(Work instructions): Repeat the listing that follows, character for character, minus the pictures.
>> Start
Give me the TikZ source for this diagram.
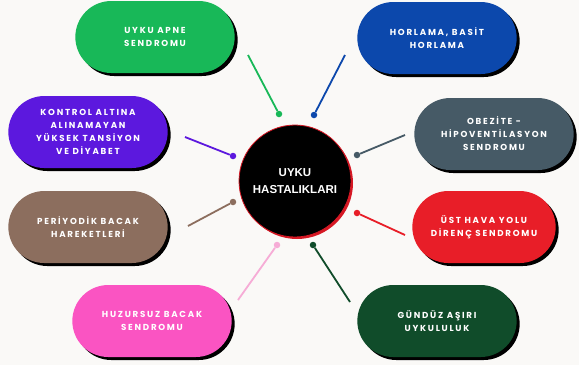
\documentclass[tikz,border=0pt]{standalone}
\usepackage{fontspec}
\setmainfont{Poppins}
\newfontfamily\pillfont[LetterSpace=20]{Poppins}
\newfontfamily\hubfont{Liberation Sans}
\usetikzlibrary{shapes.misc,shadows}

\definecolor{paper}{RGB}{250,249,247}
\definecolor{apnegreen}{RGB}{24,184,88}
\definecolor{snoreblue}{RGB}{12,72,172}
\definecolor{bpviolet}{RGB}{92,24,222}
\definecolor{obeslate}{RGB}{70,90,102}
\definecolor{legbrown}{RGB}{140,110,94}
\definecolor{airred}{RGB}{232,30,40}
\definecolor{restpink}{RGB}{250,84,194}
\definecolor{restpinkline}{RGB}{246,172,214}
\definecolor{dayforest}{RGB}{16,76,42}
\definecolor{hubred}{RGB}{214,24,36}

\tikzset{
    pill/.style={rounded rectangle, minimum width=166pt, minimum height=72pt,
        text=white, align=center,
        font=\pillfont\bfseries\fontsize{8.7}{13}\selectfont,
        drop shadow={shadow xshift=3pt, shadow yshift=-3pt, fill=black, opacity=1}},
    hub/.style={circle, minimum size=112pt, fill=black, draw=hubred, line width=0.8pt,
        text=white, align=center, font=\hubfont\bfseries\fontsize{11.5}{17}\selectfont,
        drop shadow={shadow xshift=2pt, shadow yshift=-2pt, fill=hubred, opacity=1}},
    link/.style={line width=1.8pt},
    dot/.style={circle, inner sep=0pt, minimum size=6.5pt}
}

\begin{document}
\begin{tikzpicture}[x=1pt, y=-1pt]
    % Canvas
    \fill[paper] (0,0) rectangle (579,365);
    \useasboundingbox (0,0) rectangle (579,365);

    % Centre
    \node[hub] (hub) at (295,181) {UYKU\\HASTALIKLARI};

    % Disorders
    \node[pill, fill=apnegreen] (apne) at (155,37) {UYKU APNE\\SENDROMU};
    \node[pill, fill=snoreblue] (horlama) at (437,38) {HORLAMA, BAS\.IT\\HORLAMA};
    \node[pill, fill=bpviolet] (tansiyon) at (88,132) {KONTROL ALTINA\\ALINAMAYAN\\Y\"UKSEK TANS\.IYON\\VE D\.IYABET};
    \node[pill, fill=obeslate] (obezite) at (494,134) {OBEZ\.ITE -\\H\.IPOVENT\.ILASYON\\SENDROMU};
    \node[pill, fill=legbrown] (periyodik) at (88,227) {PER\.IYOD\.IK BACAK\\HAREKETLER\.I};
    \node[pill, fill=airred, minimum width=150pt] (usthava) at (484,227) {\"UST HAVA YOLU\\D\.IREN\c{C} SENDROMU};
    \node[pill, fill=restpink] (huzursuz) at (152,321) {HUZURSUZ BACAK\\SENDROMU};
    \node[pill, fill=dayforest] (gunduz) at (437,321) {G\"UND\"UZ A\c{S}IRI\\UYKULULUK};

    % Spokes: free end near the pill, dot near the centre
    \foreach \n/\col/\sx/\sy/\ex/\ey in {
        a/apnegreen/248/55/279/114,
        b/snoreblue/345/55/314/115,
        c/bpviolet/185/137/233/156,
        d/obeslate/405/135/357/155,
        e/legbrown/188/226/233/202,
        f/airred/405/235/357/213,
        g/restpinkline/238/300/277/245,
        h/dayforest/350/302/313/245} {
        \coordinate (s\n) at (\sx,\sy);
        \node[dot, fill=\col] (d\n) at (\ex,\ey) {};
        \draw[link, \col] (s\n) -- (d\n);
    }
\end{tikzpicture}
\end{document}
>> End
(Written solution):
Give me the TikZ source for this diagram.
\documentclass[tikz,border=0pt]{standalone}
\usepackage{fontspec}
\setmainfont{Poppins}
\newfontfamily\pillfont[LetterSpace=20]{Poppins}
\newfontfamily\hubfont{Liberation Sans}
\usetikzlibrary{shapes.misc,shadows}

\definecolor{paper}{RGB}{250,249,247}
\definecolor{apnegreen}{RGB}{24,184,88}
\definecolor{snoreblue}{RGB}{12,72,172}
\definecolor{bpviolet}{RGB}{92,24,222}
\definecolor{obeslate}{RGB}{70,90,102}
\definecolor{legbrown}{RGB}{140,110,94}
\definecolor{airred}{RGB}{232,30,40}
\definecolor{restpink}{RGB}{250,84,194}
\definecolor{restpinkline}{RGB}{246,172,214}
\definecolor{dayforest}{RGB}{16,76,42}
\definecolor{hubred}{RGB}{214,24,36}

\tikzset{
    pill/.style={rounded rectangle, minimum width=166pt, minimum height=72pt,
        text=white, align=center,
        font=\pillfont\bfseries\fontsize{8.7}{13}\selectfont,
        drop shadow={shadow xshift=3pt, shadow yshift=-3pt, fill=black, opacity=1}},
    hub/.style={circle, minimum size=112pt, fill=black, draw=hubred, line width=0.8pt,
        text=white, align=center, font=\hubfont\bfseries\fontsize{11.5}{17}\selectfont,
        drop shadow={shadow xshift=2pt, shadow yshift=-2pt, fill=hubred, opacity=1}},
    link/.style={line width=1.8pt},
    dot/.style={circle, inner sep=0pt, minimum size=6.5pt}
}

\begin{document}
\begin{tikzpicture}[x=1pt, y=-1pt]
    % Canvas
    \fill[paper] (0,0) rectangle (579,365);
    \useasboundingbox (0,0) rectangle (579,365);

    % Centre
    \node[hub] (hub) at (295,181) {UYKU\\HASTALIKLARI};

    % Disorders
    \node[pill, fill=apnegreen] (apne) at (155,37) {UYKU APNE\\SENDROMU};
    \node[pill, fill=snoreblue] (horlama) at (437,38) {HORLAMA, BAS\.IT\\HORLAMA};
    \node[pill, fill=bpviolet] (tansiyon) at (88,132) {KONTROL ALTINA\\ALINAMAYAN\\Y\"UKSEK TANS\.IYON\\VE D\.IYABET};
    \node[pill, fill=obeslate] (obezite) at (494,134) {OBEZ\.ITE -\\H\.IPOVENT\.ILASYON\\SENDROMU};
    \node[pill, fill=legbrown] (periyodik) at (88,227) {PER\.IYOD\.IK BACAK\\HAREKETLER\.I};
    \node[pill, fill=airred, minimum width=150pt] (usthava) at (484,227) {\"UST HAVA YOLU\\D\.IREN\c{C} SENDROMU};
    \node[pill, fill=restpink] (huzursuz) at (152,321) {HUZURSUZ BACAK\\SENDROMU};
    \node[pill, fill=dayforest] (gunduz) at (437,321) {G\"UND\"UZ A\c{S}IRI\\UYKULULUK};

    % Spokes: free end near the pill, dot near the centre
    \foreach \n/\col/\sx/\sy/\ex/\ey in {
        a/apnegreen/248/55/279/114,
        b/snoreblue/345/55/314/115,
        c/bpviolet/185/137/233/156,
        d/obeslate/405/135/357/155,
        e/legbrown/188/226/233/202,
        f/airred/405/235/357/213,
        g/restpinkline/238/300/277/245,
        h/dayforest/350/302/313/245} {
        \coordinate (s\n) at (\sx,\sy);
        \node[dot, fill=\col] (d\n) at (\ex,\ey) {};
        \draw[link, \col] (s\n) -- (d\n);
    }
\end{tikzpicture}
\end{document}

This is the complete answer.